Greg Puckett, a county commissioner and director of the local family resource network, has personally put in thousands of hours painting murals around the town. These murals are a dramatic physical display of the community energy and vitality that pulses through downtown Princeton. For a town of less than 6,000 residents, the murals, dozens of new community events, and new businesses downtown have demonstrated how a team of volunteers, through visioning, planning and action can truly transform a community. And it’s happening in dozens of other places, too.

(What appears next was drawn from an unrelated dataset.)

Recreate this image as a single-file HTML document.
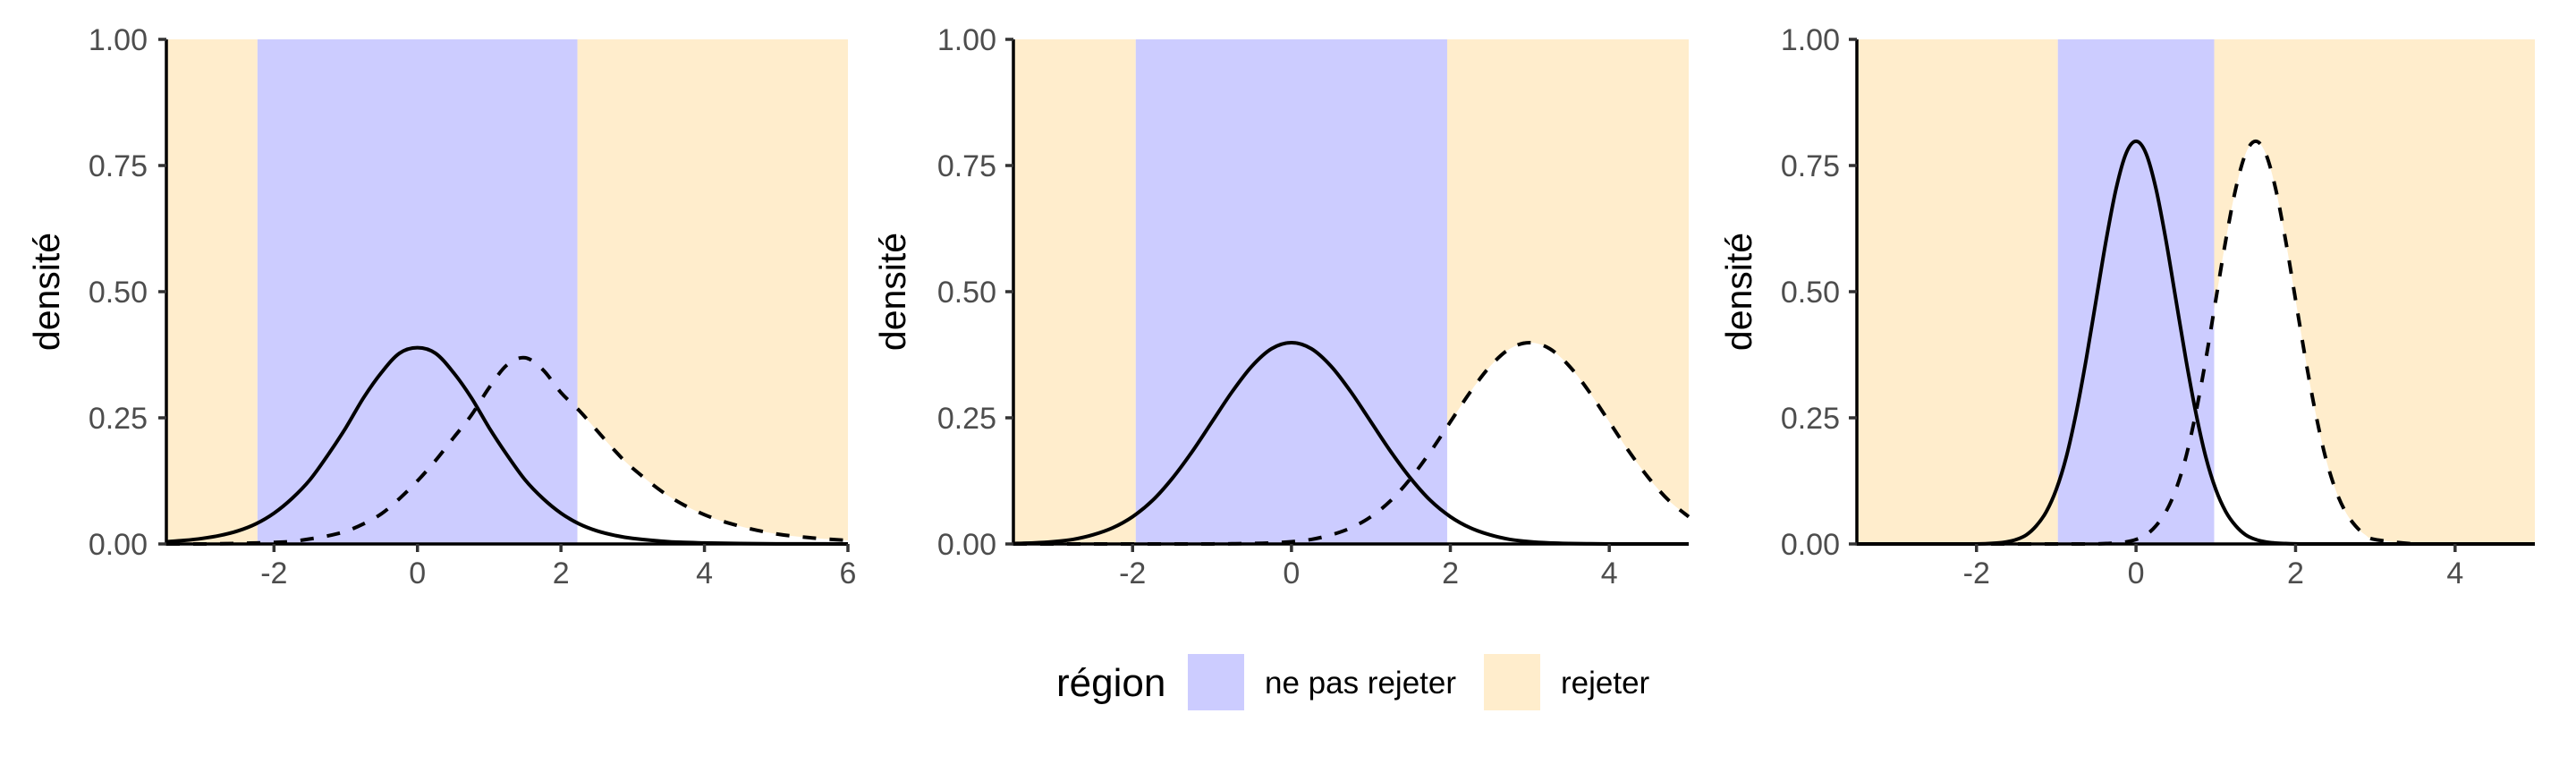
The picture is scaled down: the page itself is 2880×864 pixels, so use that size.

In 2009, residents in Huntington, WV launched Create Huntington, a grassroots network focused on spurring local residents to enact positive change in the community. While a multitude of initiatives and leaders have contributed to the city’s transformation over the past ten years—leading to Huntington being named America’s Best Community in a 2017 nationwide contest—the leadership, vision, and initiative of the Create Huntington volunteers has been a critical element. Create Huntington is a unique model of volunteer-led community change. It prioritizes community engagement and decision-making, creating multiple spaces for residents to engage, generate ideas and work on projects together, while being directed by a strategic plan and vision.
Create Huntington is a unique model of volunteer-led community change. It prioritizes community engagement and decision-making, creating multiple spaces for residents to engage, generate ideas and work on projects together, while being directed by a strategic plan and vision
And the group is not afraid to get creative! In 2017, Create Huntington held #WeBAM, a strategic plan launch that was disguised as a two-day party combining art walks, takeovers of abandoned buildings, food trucks, vendors, and lots and lots of music. The examples from across the state are too numerous to list. We do our best to highlight them each week on The Hub’s blog.
But whether the action is underway in small cities, rural towns, or somewhere in between, we see the same basic steps undertaken for long-term transformation:
- A team of people come together who care deeply about their community and are ready to put some sweat equity into projects to make it better.
- That team is constantly inviting new people to get engaged, and creates open spaces for dialogue, discussion, planning, and project teams to get together.
- They make it fun. Community transformation works when it’s not just work, but it’s fun and inspiring. Projects that combine art, music, and community change are the ones that often engage the most people.
- And they keep at it! The work takes not just years, but decades. There will be setbacks, conflicts and challenges. But the communities—and the volunteers―who keep showing up, work through challenges, and who keep focused on the goal of community change are the ones who can look back after ten years and celebrate transformative impact.
At The Hub, we are inspired every single day by the leadership that we see from residents in West Virginia communities. We are lucky to get to work with them and support them. And we will keep shouting from the rooftops that there is a secret story about this place that most people aren’t hearing: it’s a place of inspiration, change, and leadership.